Friday, 24 January 2014

Reception Theory

The reception theory is a version of the reader's response literary theory that emphasises the reader's reception of literary text. This approach to textual analysis focuses on the scope for negotiation and opposition on part of the audience. This means that the "text" is not passively accepted by an audience, but it is interpreted based on their individual cultural backgrounds and personal experiences. In essence, the meaning of a text is not inherent within the text itself, but is created within the relationship between the text and the reader.
There are three types of reception models:

Dominant - The reader fully shares the text's code and accept and reproduces the preferred reading.

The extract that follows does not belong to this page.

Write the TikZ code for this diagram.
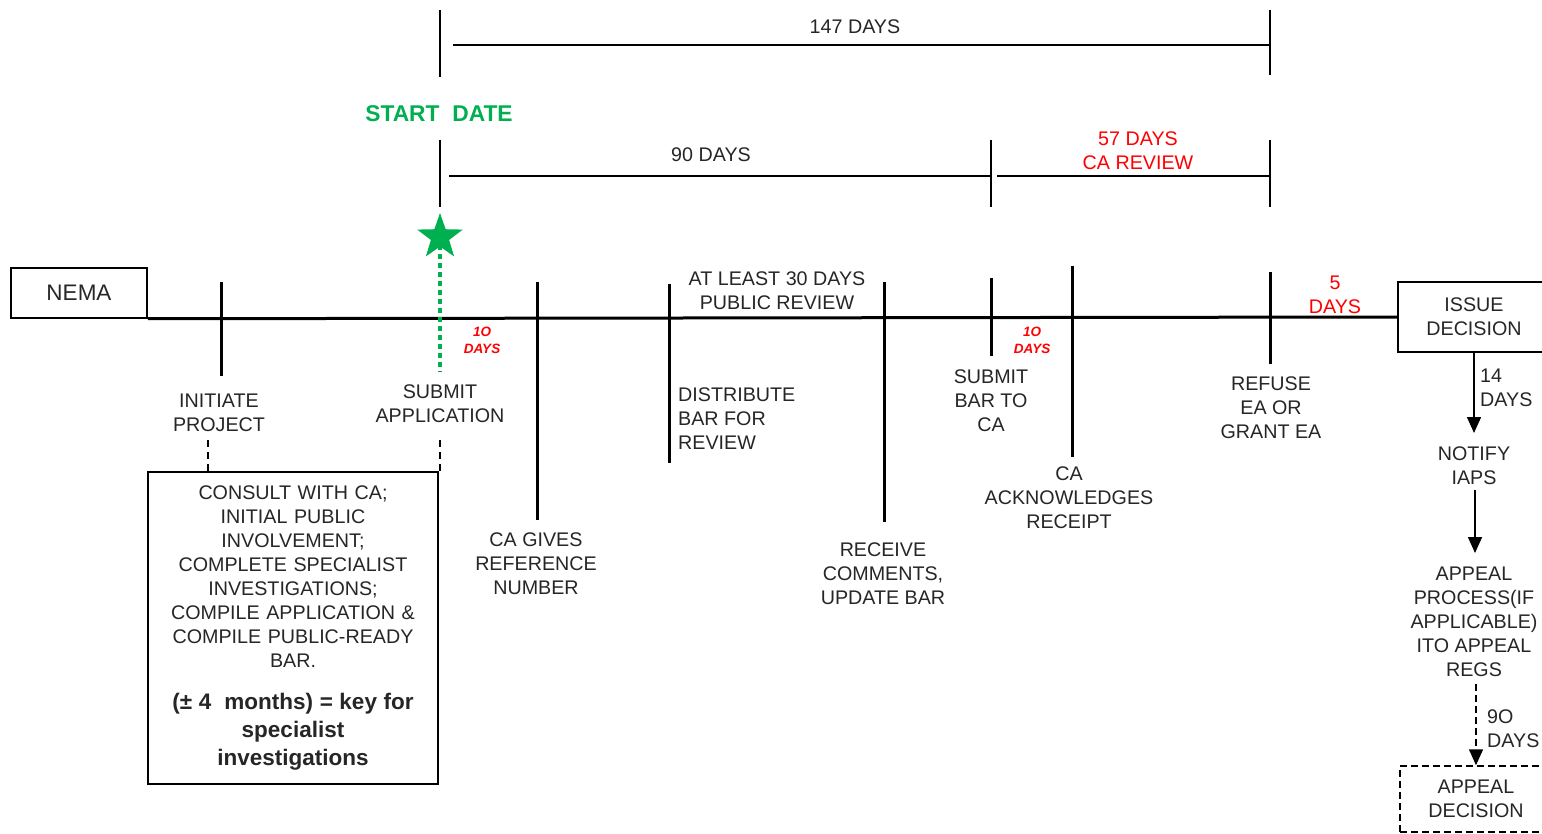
\documentclass[tikz,border=0pt]{standalone}
\usepackage{fontspec}
\setmainfont{Liberation Sans}
\usetikzlibrary{arrows.meta,shapes.geometric}
\definecolor{txt}{HTML}{262626}
\definecolor{grn}{HTML}{00B050}
\definecolor{rd}{HTML}{FF0000}
\begin{document}
\begin{tikzpicture}[x=1pt,y=-1pt,
  lbl/.style={font=\fontsize{19.7}{24}\selectfont, text=txt, align=center, inner sep=0pt},
  lbll/.style={lbl, align=left},
  redlbl/.style={lbl, text=rd},
  smallred/.style={font=\fontsize{13.5}{17}\selectfont\bfseries\itshape, text=rd, align=center, inner sep=0pt},
  boxnode/.style={draw=black, line width=1.5pt, font=\fontsize{19.7}{24}\selectfont, text=txt, align=center, inner sep=0pt},
  tickline/.style={line width=3pt, black},
  dimline/.style={line width=1.8pt, black},
  tline/.style={line width=3pt, black},
  arr/.style={line width=1.5pt, black, -{Triangle[width=14pt,length=16pt]}},
  darr/.style={line width=1.5pt, black, dash pattern=on 7pt off 4pt, -{Triangle[width=14pt,length=16pt]}},
  dashconn/.style={line width=1.5pt, black, dash pattern=on 7pt off 5pt},
  greendot/.style={line width=4.5pt, grn, dash pattern=on 5pt off 4pt}
]
\useasboundingbox (0,0) rectangle (1542,834);

% boxes
\node[boxnode, font=\fontsize{22.5}{26}\selectfont, minimum width=136pt, minimum height=50pt] (nema) at (79,293) {NEMA};
\node[boxnode, minimum width=152pt, minimum height=70pt] (issue) at (1474,317) {ISSUE\\DECISION};
\node[boxnode, text width=290pt, minimum height=312pt] (prep) at (293,628)
 {\centering CONSULT WITH CA;\\INITIAL PUBLIC\\INVOLVEMENT;\\COMPLETE SPECIALIST\\INVESTIGATIONS;\\COMPILE APPLICATION \&\\COMPILE PUBLIC-READY\\BAR.\par
  \vspace{14pt}\fontsize{22.5}{28}\selectfont\bfseries (± 4\ \ months) = key for\\specialist\\investigations\par};
\node[boxnode, dash pattern=on 7pt off 4pt, minimum width=152pt, minimum height=66pt] (adec) at (1476,799) {APPEAL\\DECISION};

% main timeline
\draw[tline] (nema.south east) -- (issue.west);

% ticks
\draw[tickline] (221,282) -- (221,376);
\draw[tickline] (537,282) -- (537,520);
\draw[tickline] (669,284) -- (669,463);
\draw[tickline] (884,282) -- (884,522);
\draw[tickline] (991,278) -- (991,356);
\draw[tickline] (1072,266) -- (1072,457);
\draw[tickline] (1270,272) -- (1270,364);

% dimension lines
\draw[dimline] (440,10) -- (440,77);
\draw[dimline] (1270,10) -- (1270,75);
\draw[dimline] (453,45) -- (1270,45);
\draw[dimline] (440,140) -- (440,207);
\draw[dimline] (991,140) -- (991,207);
\draw[dimline] (1270,140) -- (1270,207);
\draw[dimline] (449,176) -- (991,176);
\draw[dimline] (997,176) -- (1270,176);

\node[lbl] (d147) at (855,27) {147 DAYS};
\node[lbl, font=\fontsize{22.8}{26}\selectfont\bfseries, text=grn] (start) at (439,114) {START\ \ DATE};
\node[lbl] (d90) at (711,155) {90 DAYS};
\node[redlbl] (d57) at (1138,151) {57 DAYS\\CA REVIEW};
\node[lbl] (d30) at (777,291) {AT LEAST 30 DAYS\\PUBLIC REVIEW};
\node[smallred] (d10a) at (482,340) {1O\\DAYS};
\node[smallred] (d10b) at (1032,340) {1O\\DAYS};
\node[redlbl] (d5) at (1335,295) {5\\DAYS};

% star + green dotted
\node[star, star points=5, star point ratio=2.5, fill=grn, draw=none, minimum size=48pt, inner sep=0pt] (star) at (440,237) {};
\draw[greendot] (star.south) ++(0,-2) -- (440,372);

% labels
\node[lbl] (init) at (219,413) {INITIATE\\PROJECT};
\node[lbl] (submit) at (440,404) {SUBMIT\\APPLICATION};
\node[lbl] (ref) at (536,564) {CA GIVES\\REFERENCE\\NUMBER};
\node[lbll, anchor=west] (distr) at (678,419) {DISTRIBUTE\\BAR FOR\\REVIEW};
\node[lbl] (recv) at (883,574) {RECEIVE\\COMMENTS,\\UPDATE BAR};
\node[lbl] (sbar) at (991,401) {SUBMIT\\BAR TO\\CA};
\node[lbl] (ack) at (1069,498) {CA\\ACKNOWLEDGES\\RECEIPT};
\node[lbl] (refuse) at (1271,408) {REFUSE\\EA OR\\GRANT EA};

% dashed connectors to box
\coordinate (c1) at (208,440);
\coordinate (c2) at (440,440);
\draw[dashconn] (c1) -- (c1 |- prep.north);
\draw[dashconn] (c2) -- (c2 |- prep.north);

% right column
\node[lbl] (notify) at (1474,466) {NOTIFY\\IAPS};
\node[lbl] (appeal) at (1474,622) {APPEAL\\PROCESS(IF\\APPLICABLE)\\ITO APPEAL\\REGS};
\node[lbll, anchor=west] (d14) at (1480,388) {14\\DAYS};
\node[lbll, anchor=west] (d90b) at (1487,729) {9O\\DAYS};

\coordinate (n1) at (1475,490);
\coordinate (n2) at (1475,553);
\coordinate (a1) at (1476,684);
\draw[arr] (issue.south) -- (1474,433);
\draw[arr] (n1) -- (n2);
\draw[darr] (a1) -- (adec.north);
\end{tikzpicture}
\end{document}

Negotiated - The reader partially shares the text's code and broadly accepts the preferred reading, but sometimes resists and modifies it in a way which reflects their own position, experiences and interests. 

Oppositional - The reader, whose social situation places them in a directly oppositional relation to the dominant code, understands the preferred reading but does not share the text's code and rejects this reading.



An example of this could be "The Funeral" by Band of Horses  where audiences could initially see the song as being about the loss of someone close to one of the band members. The actual meaning of the song is about the children that the lead singer has lost due to his partner having miscarriages. However, people could take the message of this song and apply it to their own situation where the meaning would change based around their lives and experiences, showing how audiences can interpret media and create their own meanings.